- What you will do -
Starting with the first line of the listing, quote each line exactly until and including the one with "const monthStart = [0,21,41,64,86,107,129,151,173,195];", leaving pictures out.

- Collected material -
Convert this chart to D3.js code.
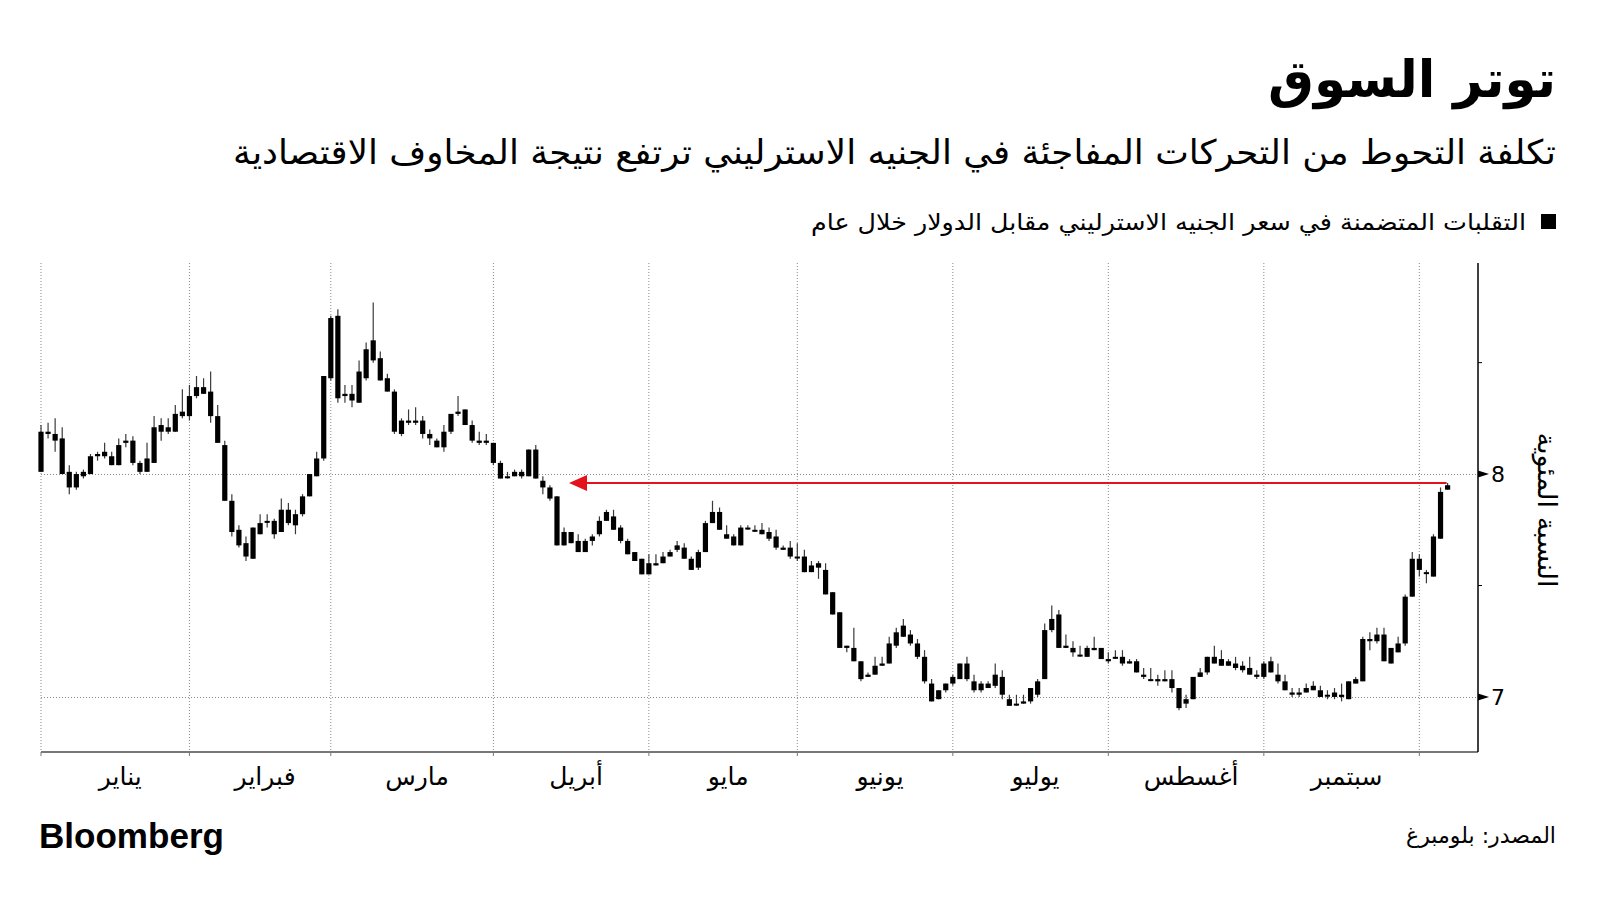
<!DOCTYPE html>
<html><head><meta charset="utf-8">
<script src="https://cdn.jsdelivr.net/npm/d3@7"></script>
<style>
html,body{margin:0;padding:0;background:#fff;}
svg{display:block;}
</style></head>
<body>
<svg id="chart" width="1600" height="900"></svg>
<script>
// ---------- DATA ----------
const title = "توتر السوق";
const subtitle = "تكلفة التحوط من التحركات المفاجئة في الجنيه الاسترليني ترتفع نتيجة المخاوف الاقتصادية";
const legendLabel = "التقلبات المتضمنة في سعر الجنيه الاسترليني مقابل الدولار خلال عام";
const yAxisTitle = "النسبة المئوية";
const sourceText = "المصدر: بلومبرغ";
const brand = "Bloomberg";

const months = ["يناير","فبراير","مارس","أبريل","مايو","يونيو","يوليو","أغسطس","سبتمبر"];
// index of first trading-day candle of each month (Jan..Oct)
const monthStart = [0,21,41,64,86,107,129,151,173,195];

const yTickValues = [7, 7.5, 8, 8.5];
const yTickLabels = ["7", "", "8", ""];

// Daily candles: body top / body bottom / high / low
const bodyTop = [
8.19,8.19,8.18,8.16,8.01,8.00,8.01,8.08,8.09,8.10,8.08,8.13,8.15,8.15,8.05,8.07,8.21,8.22,8.21,8.27,8.28,
8.35,8.39,8.39,8.37,8.26,8.13,7.88,7.75,7.69,7.76,7.78,7.79,7.79,7.84,7.84,7.82,7.90,8.00,8.07,8.44,
8.70,8.71,8.36,8.36,8.46,8.56,8.60,8.52,8.43,8.37,8.24,8.24,8.24,8.24,8.18,8.15,8.19,8.27,8.28,8.29,8.22,8.15,8.15,
8.14,8.05,7.99,8.01,8.01,8.11,8.11,7.97,7.94,7.90,7.74,7.74,7.70,7.70,7.72,7.79,7.83,7.81,7.76,7.70,7.65,7.62,
7.60,7.60,7.63,7.65,7.68,7.67,7.62,7.65,7.78,7.83,7.83,7.73,7.72,7.76,7.76,7.75,7.75,7.74,7.72,7.67,7.67,
7.63,7.63,7.59,7.60,7.57,7.47,7.38,7.23,7.22,7.16,7.10,7.14,7.15,7.24,7.29,7.32,7.28,7.24,7.18,7.06,7.03,7.06,
7.09,7.15,7.15,7.07,7.06,7.06,7.10,7.09,6.99,6.97,6.98,7.04,7.07,7.30,7.35,7.37,7.23,7.22,7.19,7.22,7.22,7.22,
7.17,7.18,7.18,7.16,7.16,7.10,7.08,7.08,7.08,7.08,7.04,6.99,7.09,7.11,7.18,7.18,7.17,7.16,7.15,7.14,7.13,7.10,
7.15,7.16,7.10,7.07,7.02,7.02,7.04,7.05,7.03,7.01,7.02,7.01,7.07,7.08,7.26,7.26,7.28,7.28,7.22,7.24,7.45,7.62,
7.62,7.56,7.72,7.92,7.95
];
const bodyBottom = [
8.01,8.18,8.15,8.00,7.94,7.94,7.99,8.00,8.08,8.08,8.04,8.04,8.14,8.05,8.01,8.01,8.05,8.19,8.19,8.19,8.26,
8.26,8.35,8.36,8.26,8.14,7.88,7.74,7.68,7.63,7.62,7.73,7.785,7.73,7.74,7.78,7.77,7.82,7.90,7.99,8.07,
8.43,8.34,8.35,8.33,8.32,8.43,8.51,8.42,8.37,8.19,8.18,8.23,8.23,8.18,8.16,8.12,8.12,8.19,8.27,8.22,8.15,8.14,8.14,
8.05,7.98,7.985,7.99,7.99,7.99,7.98,7.94,7.89,7.68,7.68,7.69,7.65,7.65,7.70,7.73,7.79,7.75,7.70,7.64,7.61,7.55,
7.55,7.59,7.60,7.63,7.66,7.62,7.57,7.58,7.65,7.78,7.75,7.71,7.68,7.68,7.755,7.745,7.73,7.71,7.67,7.66,7.63,
7.625,7.56,7.56,7.58,7.46,7.37,7.22,7.22,7.16,7.08,7.09,7.10,7.14,7.15,7.23,7.27,7.24,7.18,7.07,6.98,6.99,7.03,
7.06,7.08,7.08,7.03,7.03,7.04,7.05,7.01,6.96,6.965,6.97,6.98,7.01,7.08,7.30,7.22,7.22,7.20,7.185,7.18,7.21,7.17,
7.16,7.175,7.15,7.15,7.11,7.09,7.075,7.07,7.07,7.04,6.95,6.97,6.99,7.09,7.11,7.15,7.14,7.14,7.13,7.12,7.10,7.09,
7.09,7.11,7.07,7.03,7.01,7.01,7.02,7.03,7.00,7.005,7.00,7.00,6.99,7.06,7.07,7.25,7.25,7.16,7.15,7.20,7.24,7.45,
7.57,7.555,7.54,7.71,7.93
];
const high = [
8.22,8.23,8.25,8.21,8.04,8.01,8.02,8.09,8.10,8.14,8.10,8.16,8.18,8.17,8.06,8.14,8.26,8.25,8.25,8.31,8.38,
8.40,8.44,8.43,8.46,8.31,8.15,7.91,7.77,7.72,7.76,7.82,7.82,7.80,7.89,7.87,7.84,7.91,8.00,8.10,8.44,
8.71,8.74,8.40,8.40,8.51,8.59,8.77,8.55,8.45,8.38,8.25,8.29,8.30,8.26,8.20,8.16,8.22,8.27,8.35,8.29,8.24,8.19,8.18,
8.14,8.06,8.01,8.02,8.02,8.11,8.13,7.99,7.95,7.90,7.76,7.74,7.73,7.71,7.73,7.81,7.84,7.84,7.77,7.71,7.65,7.62,
7.64,7.64,7.65,7.66,7.70,7.69,7.63,7.66,7.79,7.88,7.85,7.77,7.73,7.77,7.77,7.77,7.78,7.76,7.75,7.68,7.70,
7.69,7.66,7.61,7.61,7.60,7.47,7.38,7.23,7.31,7.16,7.11,7.18,7.18,7.27,7.31,7.35,7.30,7.26,7.21,7.08,7.03,7.06,
7.10,7.15,7.18,7.10,7.07,7.07,7.15,7.12,7.01,7.01,7.01,7.04,7.08,7.33,7.41,7.39,7.28,7.25,7.23,7.23,7.27,7.22,
7.20,7.21,7.21,7.17,7.17,7.13,7.13,7.10,7.12,7.12,7.04,7.01,7.09,7.13,7.18,7.23,7.21,7.17,7.18,7.16,7.18,7.12,
7.16,7.18,7.15,7.10,7.04,7.04,7.06,7.07,7.05,7.03,7.04,7.06,7.07,7.09,7.27,7.29,7.31,7.31,7.22,7.27,7.46,7.65,
7.64,7.57,7.73,7.94,7.96
];
const low = [
8.01,8.16,8.10,8.00,7.91,7.93,7.98,8.00,8.06,8.07,8.04,8.04,8.12,8.04,8.00,8.01,8.05,8.15,8.18,8.19,8.25,
8.24,8.34,8.36,8.23,8.14,7.88,7.72,7.67,7.61,7.62,7.73,7.76,7.71,7.74,7.77,7.73,7.81,7.90,7.99,8.06,
8.42,8.32,8.32,8.30,8.32,8.42,8.50,8.42,8.37,8.18,8.17,8.22,8.22,8.16,8.13,8.12,8.10,8.18,8.26,8.22,8.14,8.13,8.13,
8.04,7.98,7.98,7.99,7.98,7.99,7.98,7.91,7.88,7.68,7.68,7.69,7.65,7.65,7.68,7.72,7.79,7.75,7.69,7.64,7.61,7.55,
7.55,7.59,7.60,7.63,7.65,7.62,7.57,7.57,7.65,7.78,7.75,7.71,7.68,7.68,7.75,7.74,7.73,7.70,7.66,7.66,7.62,
7.61,7.56,7.56,7.53,7.46,7.37,7.22,7.20,7.16,7.07,7.09,7.10,7.14,7.15,7.22,7.27,7.23,7.17,7.06,6.98,6.99,7.02,
7.05,7.08,7.07,7.02,7.02,7.04,7.04,6.99,6.96,6.96,6.97,6.97,7.00,7.08,7.29,7.22,7.22,7.18,7.18,7.18,7.21,7.17,
7.15,7.17,7.14,7.15,7.11,7.08,7.07,7.05,7.07,7.02,6.94,6.95,6.99,7.09,7.10,7.15,7.14,7.14,7.12,7.11,7.10,7.08,
7.08,7.11,7.06,7.03,7.00,7.00,7.02,7.03,7.00,6.99,6.99,6.98,6.99,7.06,7.07,7.21,7.24,7.16,7.15,7.20,7.23,7.45,
7.54,7.51,7.54,7.71,7.93
];
// red reference arrow: from the latest candle back to the same level in April
const arrowLevel = 7.96;
const arrowFromIndex = 199;
const arrowToIndex = 74.7;

// ---------- DRAWING ----------
const svg = d3.select("#chart");
const AR = "'DejaVu Sans', sans-serif";

const x = d3.scaleLinear().domain([0, 203.3]).range([41, 1478]);
const y = d3.scaleLinear().domain([6.753, 8.947]).range([752, 263]);
const plotTop = y(8.947), plotBottom = y(6.753), plotLeft = x(0), plotRight = x(203.3);

// header texts
const titleEl = svg.append("text").attr("x", 1556).attr("y", 97).attr("text-anchor", "end")
  .attr("font-family", AR).attr("font-weight", "bold").attr("font-size", 60)
  .attr("fill", "#000").text(title);
{ // fit title width (~288px) by font size instead of glyph squeezing
  const w = titleEl.node().getComputedTextLength();
  if (w > 0) titleEl.attr("font-size", Math.min(66, 60 * 288 / w));
}
svg.append("text").attr("x", 1556).attr("y", 164).attr("text-anchor", "end")
  .attr("font-family", AR).attr("font-size", 34)
  .attr("textLength", 1323).attr("lengthAdjust", "spacingAndGlyphs").attr("fill", "#000").text(subtitle);
svg.append("rect").attr("x", 1541).attr("y", 214).attr("width", 15).attr("height", 15).attr("fill", "#000");
svg.append("text").attr("x", 1526).attr("y", 230).attr("text-anchor", "end")
  .attr("font-family", AR).attr("font-size", 23)
  .attr("textLength", 715).attr("lengthAdjust", "spacingAndGlyphs").attr("fill", "#000").text(legendLabel);

// grid
const grid = svg.append("g");
grid.selectAll("line.v").data(monthStart).join("line")
  .attr("x1", d => x(d)).attr("x2", d => x(d))
  .attr("y1", plotTop).attr("y2", plotBottom)
  .attr("stroke", "#8a8a8a").attr("stroke-width", 1).attr("stroke-dasharray", "1,2");
grid.selectAll("line.h").data([7, 8]).join("line")
  .attr("x1", plotLeft).attr("x2", plotRight)
  .attr("y1", d => Math.round(y(d)) + 0.5).attr("y2", d => Math.round(y(d)) + 0.5)
  .attr("stroke", "#8a8a8a").attr("stroke-width", 1).attr("stroke-dasharray", "1,2");

// candles
const idx = d3.range(bodyTop.length);
const cg = svg.append("g");
cg.selectAll("line.wick").data(idx).join("line")
  .attr("x1", i => x(i)).attr("x2", i => x(i))
  .attr("y1", i => y(high[i])).attr("y2", i => y(low[i]))
  .attr("stroke", "#3a3a3a").attr("stroke-width", 1.2);
cg.selectAll("rect.body").data(idx).join("rect")
  .attr("x", i => x(i) - 2.6).attr("width", 5.2)
  .attr("y", i => y(Math.max(bodyTop[i], bodyBottom[i])))
  .attr("height", i => Math.max(2, Math.abs(y(bodyTop[i]) - y(bodyBottom[i]))))
  .attr("fill", "#000");

// red arrow
const ay = y(arrowLevel);
svg.append("line").attr("x1", x(arrowFromIndex) - 1).attr("x2", x(arrowToIndex) + 14)
  .attr("y1", ay).attr("y2", ay).attr("stroke", "#e3121b").attr("stroke-width", 2);
const ax = x(arrowToIndex);
svg.append("path").attr("d", `M${ax},${ay} L${ax + 18},${ay - 8} L${ax + 18},${ay + 8} Z`).attr("fill", "#e3121b");

// bottom axis
svg.append("line").attr("x1", plotLeft).attr("x2", plotRight).attr("y1", plotBottom).attr("y2", plotBottom)
  .attr("stroke", "#777").attr("stroke-width", 2);
svg.selectAll("line.mt").data(monthStart).join("line")
  .attr("x1", d => x(d)).attr("x2", d => x(d)).attr("y1", plotBottom).attr("y2", plotBottom + 4)
  .attr("stroke", "#777").attr("stroke-width", 1);
svg.append("g").selectAll("text").data(months).join("text")
  .attr("x", (d, i) => x((monthStart[i] + monthStart[i + 1]) / 2) + 5)
  .attr("y", 785).attr("text-anchor", "middle")
  .attr("font-family", AR).attr("font-size", 25).attr("fill", "#000").text(d => d);

// right axis
svg.append("line").attr("x1", plotRight).attr("x2", plotRight).attr("y1", plotTop).attr("y2", plotBottom)
  .attr("stroke", "#000").attr("stroke-width", 1.5);
const ticks = svg.append("g").selectAll("g").data(yTickValues).join("g")
  .attr("transform", d => `translate(${plotRight},${y(d)})`);
ticks.filter((d, i) => yTickLabels[i] !== "").append("path")
  .attr("d", "M0,-3.5 L11,0 L0,3.5 Z").attr("fill", "#000");
ticks.filter((d, i) => yTickLabels[i] === "").append("line")
  .attr("x1", 0).attr("x2", 4).attr("stroke", "#000").attr("stroke-width", 1);
ticks.append("text").attr("x", 13).attr("y", 8)
  .attr("font-family", "'DejaVu Sans', sans-serif").attr("font-size", 22).attr("fill", "#000")
  .text((d, i) => yTickLabels[i]);
svg.append("text").attr("transform", "translate(1547,510) rotate(90)")
  .attr("text-anchor", "middle").attr("dominant-baseline", "central")
  .attr("font-family", AR).attr("font-size", 26)
  .attr("textLength", 155).attr("lengthAdjust", "spacingAndGlyphs").attr("fill", "#000").text(yAxisTitle);

// footer
svg.append("text").attr("x", 39).attr("y", 848).attr("font-family", "'Liberation Sans', Arial, sans-serif")
  .attr("font-weight", "bold").attr("font-size", 35).attr("textLength", 185).attr("lengthAdjust", "spacingAndGlyphs")
  .attr("fill", "#000").text(brand);
svg.append("text").attr("x", 1556).attr("y", 843).attr("text-anchor", "end")
  .attr("font-family", AR).attr("font-size", 22)
  .attr("textLength", 150).attr("lengthAdjust", "spacingAndGlyphs").attr("fill", "#000").text(sourceText);
</script>
</body></html>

- Full answer -
Convert this chart to D3.js code.
<!DOCTYPE html>
<html><head><meta charset="utf-8">
<script src="https://cdn.jsdelivr.net/npm/d3@7"></script>
<style>
html,body{margin:0;padding:0;background:#fff;}
svg{display:block;}
</style></head>
<body>
<svg id="chart" width="1600" height="900"></svg>
<script>
// ---------- DATA ----------
const title = "توتر السوق";
const subtitle = "تكلفة التحوط من التحركات المفاجئة في الجنيه الاسترليني ترتفع نتيجة المخاوف الاقتصادية";
const legendLabel = "التقلبات المتضمنة في سعر الجنيه الاسترليني مقابل الدولار خلال عام";
const yAxisTitle = "النسبة المئوية";
const sourceText = "المصدر: بلومبرغ";
const brand = "Bloomberg";

const months = ["يناير","فبراير","مارس","أبريل","مايو","يونيو","يوليو","أغسطس","سبتمبر"];
// index of first trading-day candle of each month (Jan..Oct)
const monthStart = [0,21,41,64,86,107,129,151,173,195];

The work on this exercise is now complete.